Ngo Van’s writing is clear and accessible, the mark of a good translation. However, the material chosen is excerpted from different books, and it leaves the reader with some questions. The Stalinists first appear as a Moscow-supported group in the provinces and Saigon city politics. By the end of World War Two, they’ve grown big enough to have their own army and set up a provisional government. How did this happen? Why did the Trotskyists, who also had trade unions and militias, get outnumbered and outmaneuvered? This is an autobiography, and Van Ngo spent the war in and out of prison. In some ways the lack of detail gives a better sense of what living in a war-torn country was like: the reader encounters new events seemingly randomly, just as Ngo Van did. But for a historical picture, readers would have to consult his two volumes of 20th century Vietnam history.

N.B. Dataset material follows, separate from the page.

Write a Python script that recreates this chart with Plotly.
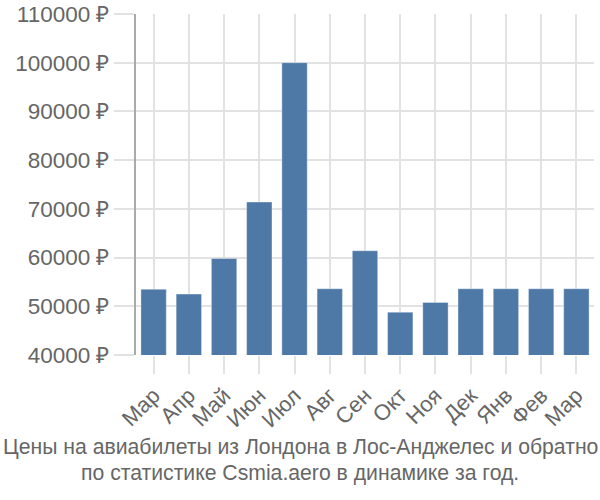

None of this detracts from the sweep of history that Ngo Van deftly works into his narrative, grounding his political insights in his background and personality. All political biography must balance the individual and the events she or he is caught up in. Ngo Van does it masterfully. The last page sees him in Paris during the French uprising of May 1968:
The Maoists from the Ecole des Beaux-Arts carried banners proclaiming: “Good weather comes after the rain.” I shouted out: “How pathetic can you get! Here we are in the land of the Paris Commune and you can think of nothing but reciting the Hunan peasant’s Little Red Book!” From then on I was persona non grata in the local action centers — they practically treated me and my friends as cops.
The humour and resistance of Ngo Van helps shed light on a suppressed revolutionary history. As a unique recounting of that history, In The Crossfire deserves to be widely read.
Greg Sharzer is an unorthodox Trotskyist.